**** SOURCE EXCERPT ****

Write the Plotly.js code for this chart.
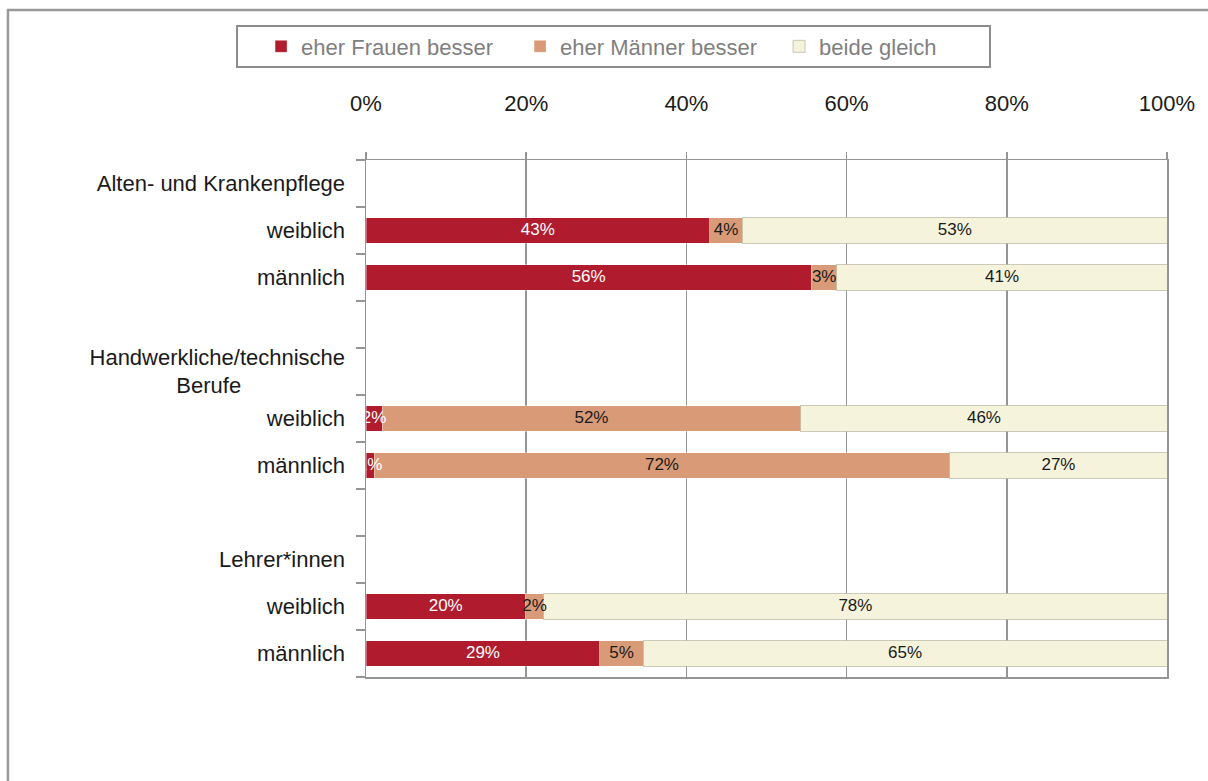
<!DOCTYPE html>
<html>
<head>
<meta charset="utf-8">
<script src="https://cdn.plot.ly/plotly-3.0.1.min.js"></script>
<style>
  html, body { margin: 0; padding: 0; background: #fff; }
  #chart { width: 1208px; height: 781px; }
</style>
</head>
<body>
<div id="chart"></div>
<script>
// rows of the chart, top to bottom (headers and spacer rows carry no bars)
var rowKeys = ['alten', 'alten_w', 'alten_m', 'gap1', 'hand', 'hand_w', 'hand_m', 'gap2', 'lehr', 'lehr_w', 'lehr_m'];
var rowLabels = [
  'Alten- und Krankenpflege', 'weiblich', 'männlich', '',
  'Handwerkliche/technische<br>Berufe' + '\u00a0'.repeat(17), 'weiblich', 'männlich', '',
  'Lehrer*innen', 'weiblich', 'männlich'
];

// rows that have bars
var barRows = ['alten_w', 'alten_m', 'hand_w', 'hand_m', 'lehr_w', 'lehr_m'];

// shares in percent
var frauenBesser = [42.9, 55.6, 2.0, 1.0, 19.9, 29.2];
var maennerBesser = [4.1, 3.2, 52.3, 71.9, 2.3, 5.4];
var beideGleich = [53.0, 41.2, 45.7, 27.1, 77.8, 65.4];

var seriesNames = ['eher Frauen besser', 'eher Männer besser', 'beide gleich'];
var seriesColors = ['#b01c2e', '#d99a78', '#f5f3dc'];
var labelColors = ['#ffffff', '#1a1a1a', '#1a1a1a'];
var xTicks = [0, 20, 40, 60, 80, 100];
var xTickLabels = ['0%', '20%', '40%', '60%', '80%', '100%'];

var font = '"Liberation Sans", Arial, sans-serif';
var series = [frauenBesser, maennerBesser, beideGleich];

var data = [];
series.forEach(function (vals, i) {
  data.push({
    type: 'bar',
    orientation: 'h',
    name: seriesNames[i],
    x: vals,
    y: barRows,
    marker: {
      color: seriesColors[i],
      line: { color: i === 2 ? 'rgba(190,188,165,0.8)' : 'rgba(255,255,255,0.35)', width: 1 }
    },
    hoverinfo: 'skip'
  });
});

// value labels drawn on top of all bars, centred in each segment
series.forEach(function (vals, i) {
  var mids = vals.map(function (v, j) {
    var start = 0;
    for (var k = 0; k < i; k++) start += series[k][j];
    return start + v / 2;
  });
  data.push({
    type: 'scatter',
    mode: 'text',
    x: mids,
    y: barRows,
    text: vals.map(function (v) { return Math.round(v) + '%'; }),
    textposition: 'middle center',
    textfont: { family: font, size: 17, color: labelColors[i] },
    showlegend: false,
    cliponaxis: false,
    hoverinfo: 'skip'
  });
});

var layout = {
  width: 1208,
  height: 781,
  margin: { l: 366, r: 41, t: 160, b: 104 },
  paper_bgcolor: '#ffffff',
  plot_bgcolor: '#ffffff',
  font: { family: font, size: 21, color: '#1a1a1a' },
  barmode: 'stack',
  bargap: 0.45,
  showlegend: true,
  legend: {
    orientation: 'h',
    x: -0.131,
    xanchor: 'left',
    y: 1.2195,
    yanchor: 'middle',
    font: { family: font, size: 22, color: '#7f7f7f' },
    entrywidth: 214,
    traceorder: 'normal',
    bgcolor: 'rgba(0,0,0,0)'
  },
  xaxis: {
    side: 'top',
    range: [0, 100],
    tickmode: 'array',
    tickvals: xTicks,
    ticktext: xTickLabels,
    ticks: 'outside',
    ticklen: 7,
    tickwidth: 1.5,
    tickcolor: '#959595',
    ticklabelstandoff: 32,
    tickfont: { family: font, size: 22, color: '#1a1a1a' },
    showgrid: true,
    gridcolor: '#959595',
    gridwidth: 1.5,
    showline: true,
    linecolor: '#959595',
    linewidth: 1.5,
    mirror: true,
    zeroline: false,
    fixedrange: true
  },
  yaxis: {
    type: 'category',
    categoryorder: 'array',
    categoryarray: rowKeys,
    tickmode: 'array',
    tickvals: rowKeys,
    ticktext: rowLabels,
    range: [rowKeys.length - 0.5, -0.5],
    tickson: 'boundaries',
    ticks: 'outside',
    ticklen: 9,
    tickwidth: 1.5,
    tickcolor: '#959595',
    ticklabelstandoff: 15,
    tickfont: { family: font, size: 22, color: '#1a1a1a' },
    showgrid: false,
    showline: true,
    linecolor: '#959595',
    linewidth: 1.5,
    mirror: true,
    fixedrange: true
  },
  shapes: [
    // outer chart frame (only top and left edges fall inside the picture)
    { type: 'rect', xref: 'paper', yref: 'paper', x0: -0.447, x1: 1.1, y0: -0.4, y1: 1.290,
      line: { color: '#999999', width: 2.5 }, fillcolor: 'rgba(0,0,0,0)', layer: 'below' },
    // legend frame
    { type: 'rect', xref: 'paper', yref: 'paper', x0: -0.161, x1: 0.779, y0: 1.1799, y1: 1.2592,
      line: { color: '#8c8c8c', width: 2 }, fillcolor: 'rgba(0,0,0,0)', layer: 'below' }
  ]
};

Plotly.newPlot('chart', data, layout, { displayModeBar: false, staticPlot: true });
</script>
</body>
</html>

****

Omit the pictures and output all of the other material exactly.

Write the Plotly.js code for this chart.
<!DOCTYPE html>
<html>
<head>
<meta charset="utf-8">
<script src="https://cdn.plot.ly/plotly-3.0.1.min.js"></script>
<style>
  html, body { margin: 0; padding: 0; background: #fff; }
  #chart { width: 1208px; height: 781px; }
</style>
</head>
<body>
<div id="chart"></div>
<script>
// rows of the chart, top to bottom (headers and spacer rows carry no bars)
var rowKeys = ['alten', 'alten_w', 'alten_m', 'gap1', 'hand', 'hand_w', 'hand_m', 'gap2', 'lehr', 'lehr_w', 'lehr_m'];
var rowLabels = [
  'Alten- und Krankenpflege', 'weiblich', 'männlich', '',
  'Handwerkliche/technische<br>Berufe' + '\u00a0'.repeat(17), 'weiblich', 'männlich', '',
  'Lehrer*innen', 'weiblich', 'männlich'
];

// rows that have bars
var barRows = ['alten_w', 'alten_m', 'hand_w', 'hand_m', 'lehr_w', 'lehr_m'];

// shares in percent
var frauenBesser = [42.9, 55.6, 2.0, 1.0, 19.9, 29.2];
var maennerBesser = [4.1, 3.2, 52.3, 71.9, 2.3, 5.4];
var beideGleich = [53.0, 41.2, 45.7, 27.1, 77.8, 65.4];

var seriesNames = ['eher Frauen besser', 'eher Männer besser', 'beide gleich'];
var seriesColors = ['#b01c2e', '#d99a78', '#f5f3dc'];
var labelColors = ['#ffffff', '#1a1a1a', '#1a1a1a'];
var xTicks = [0, 20, 40, 60, 80, 100];
var xTickLabels = ['0%', '20%', '40%', '60%', '80%', '100%'];

var font = '"Liberation Sans", Arial, sans-serif';
var series = [frauenBesser, maennerBesser, beideGleich];

var data = [];
series.forEach(function (vals, i) {
  data.push({
    type: 'bar',
    orientation: 'h',
    name: seriesNames[i],
    x: vals,
    y: barRows,
    marker: {
      color: seriesColors[i],
      line: { color: i === 2 ? 'rgba(190,188,165,0.8)' : 'rgba(255,255,255,0.35)', width: 1 }
    },
    hoverinfo: 'skip'
  });
});

// value labels drawn on top of all bars, centred in each segment
series.forEach(function (vals, i) {
  var mids = vals.map(function (v, j) {
    var start = 0;
    for (var k = 0; k < i; k++) start += series[k][j];
    return start + v / 2;
  });
  data.push({
    type: 'scatter',
    mode: 'text',
    x: mids,
    y: barRows,
    text: vals.map(function (v) { return Math.round(v) + '%'; }),
    textposition: 'middle center',
    textfont: { family: font, size: 17, color: labelColors[i] },
    showlegend: false,
    cliponaxis: false,
    hoverinfo: 'skip'
  });
});

var layout = {
  width: 1208,
  height: 781,
  margin: { l: 366, r: 41, t: 160, b: 104 },
  paper_bgcolor: '#ffffff',
  plot_bgcolor: '#ffffff',
  font: { family: font, size: 21, color: '#1a1a1a' },
  barmode: 'stack',
  bargap: 0.45,
  showlegend: true,
  legend: {
    orientation: 'h',
    x: -0.131,
    xanchor: 'left',
    y: 1.2195,
    yanchor: 'middle',
    font: { family: font, size: 22, color: '#7f7f7f' },
    entrywidth: 214,
    traceorder: 'normal',
    bgcolor: 'rgba(0,0,0,0)'
  },
  xaxis: {
    side: 'top',
    range: [0, 100],
    tickmode: 'array',
    tickvals: xTicks,
    ticktext: xTickLabels,
    ticks: 'outside',
    ticklen: 7,
    tickwidth: 1.5,
    tickcolor: '#959595',
    ticklabelstandoff: 32,
    tickfont: { family: font, size: 22, color: '#1a1a1a' },
    showgrid: true,
    gridcolor: '#959595',
    gridwidth: 1.5,
    showline: true,
    linecolor: '#959595',
    linewidth: 1.5,
    mirror: true,
    zeroline: false,
    fixedrange: true
  },
  yaxis: {
    type: 'category',
    categoryorder: 'array',
    categoryarray: rowKeys,
    tickmode: 'array',
    tickvals: rowKeys,
    ticktext: rowLabels,
    range: [rowKeys.length - 0.5, -0.5],
    tickson: 'boundaries',
    ticks: 'outside',
    ticklen: 9,
    tickwidth: 1.5,
    tickcolor: '#959595',
    ticklabelstandoff: 15,
    tickfont: { family: font, size: 22, color: '#1a1a1a' },
    showgrid: false,
    showline: true,
    linecolor: '#959595',
    linewidth: 1.5,
    mirror: true,
    fixedrange: true
  },
  shapes: [
    // outer chart frame (only top and left edges fall inside the picture)
    { type: 'rect', xref: 'paper', yref: 'paper', x0: -0.447, x1: 1.1, y0: -0.4, y1: 1.290,
      line: { color: '#999999', width: 2.5 }, fillcolor: 'rgba(0,0,0,0)', layer: 'below' },
    // legend frame
    { type: 'rect', xref: 'paper', yref: 'paper', x0: -0.161, x1: 0.779, y0: 1.1799, y1: 1.2592,
      line: { color: '#8c8c8c', width: 2 }, fillcolor: 'rgba(0,0,0,0)', layer: 'below' }
  ]
};

Plotly.newPlot('chart', data, layout, { displayModeBar: false, staticPlot: true });
</script>
</body>
</html>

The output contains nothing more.